Mellon Package Would Combine Investment and Bank Accounts

Two years after completing its ground-breaking acquisition of Dreyfus Corp., Mellon Bank Corp. is taking a giant step toward integrating its product line with that of its mutual fund subsidiary.

This fall, Mellon plans to unveil the Lion Account, a consolidated financial services package that mixes such traditional banking offerings as checking privileges and loans with cutting-edge investment services, several industry sources said.

As part of the plan, the Pittsburgh-based banking company also intends to launch a no-transaction-fee mutual fund mart, modeled on the highly successful OneSource program operated by Charles Schwab & Co. Mellon would be the first bank to join the handful of mutual fund and brokerage firms to offer the service, which is essentially a brokerage outlet for no-load mutual funds.

The Lion Account - named for the roaring beast that has served as Dreyfus' signature for decades - is seen as a marketing breakthrough for Mellon and the fund unit.

"They have been trying to put this together since the day they merged" in August 1994, said a marketing consultant, who did not want to be mentioned by name.

Indeed, when Mellon announced plans in December 1993 to buy the nation's sixth-largest mutual fund company, it cited tremendous potential to capture customers and revenues by creating a financial services supermarket. But instead, the banking company found itself struggling to revitalize a fatigued fund company, whose concentration in fixed-income investments made it ill-prepared to compete for long-term assets.

Sources with detailed knowledge of Mellon's plans said the Lion Account was conceived of as a "platform" for bundling an array of services that fall under the broad banner of financial planning.

For instance, customers of both Mellon and Dreyfus would be able to create a single account that served as an umbrella for such services as checking accounts, insurance, credit cards, certificates of deposit, and mutual funds. Some sources also named home equity loans and car loans as part of the package.

Customers would be able to track their investments, savings, and loans on a single, consolidated account statement, sources said.
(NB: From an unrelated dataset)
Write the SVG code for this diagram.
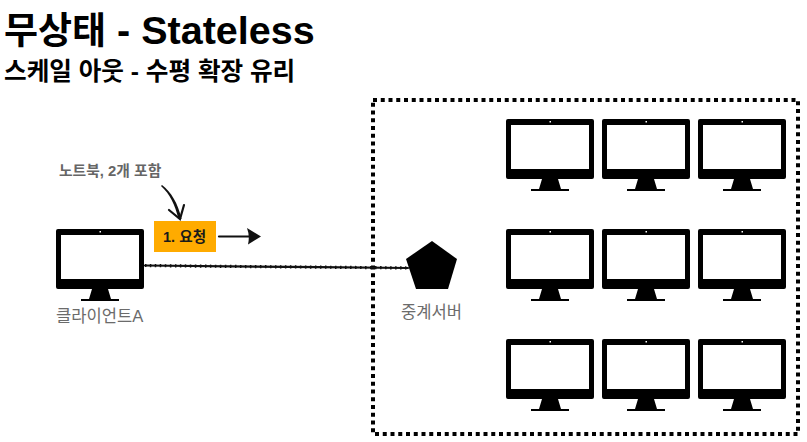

The effort is being spearheaded by William Glavin, an executive vice president and director of product management at New York-based Dreyfus. Mr. Glavin, reached late Tuesday at the Investment Company Institute's annual convention in Washington, declined to comment, as did a Dreyfus spokeswoman.

The plan to create a consolidated financial services account places Mellon in the vanguard of banks seeking to transform themselves into financial supermarkets, said Neil Bathon, president of Financial Research Corp., a Chicago-based mutual fund tracking and consulting firm.

"If banks don't adapt a new mindset - bring everything together - they won't be successful," Mr. Bathon said. He added that several other banks - among them NationsBank Corp., Citicorp, and Chase Manhattan Corp. - are eyeing similar initiatives.

The Lion Account has been in development for about 90 days, said a communications consultant, who also requested anonymity. This source said the account would "encompass a lot of areas of financial planning," including saving for retirement and college and reducing taxes.

If the Lion Account catches on with investors, it could help erase lingering doubts about the wisdom of Mellon's $1.85 billion acquisition of Dreyfus, according to the marketing consultant.

The deal, greeted upon its announcement as a master stroke by Mellon Chairman Frank Cahouet, came under criticism when, within months of the merger, Dreyfus' asset base began to shrink.

Mellon responded by directing Dreyfus to diversify its product line, and equity mutual funds now make up 17% of the company's assets, up from 14% at yearend 1994.

A package as comprehensive as the planned Lion Account is long overdue, observers said. Mellon and Dreyfus are said to have had difficulty getting mutual fund and banking executives to work closely together. The partners also faced a host of operational obstacles, as the Lion account requires that banking, insurance, and investment systems work together to build a truly comprehensive picture of the customer.

But now, the Lion Account is winning rave reviews.

"Is it innovative to commercial banking? Absolutely," said James Wells, a managing director of Furash & Co., Washington. "Mellon's got a great name. Dreyfus has got a great name. They just haven't been able to put it together, and it looks like they are now."

By including insurance and investment offerings in the package, Mellon and Dreyfus appear to have come up with a prototype of "the next generation of asset-management relationship accounts," said Les Dinkin, managing principal of NBW Consulting Group, Westport, Conn.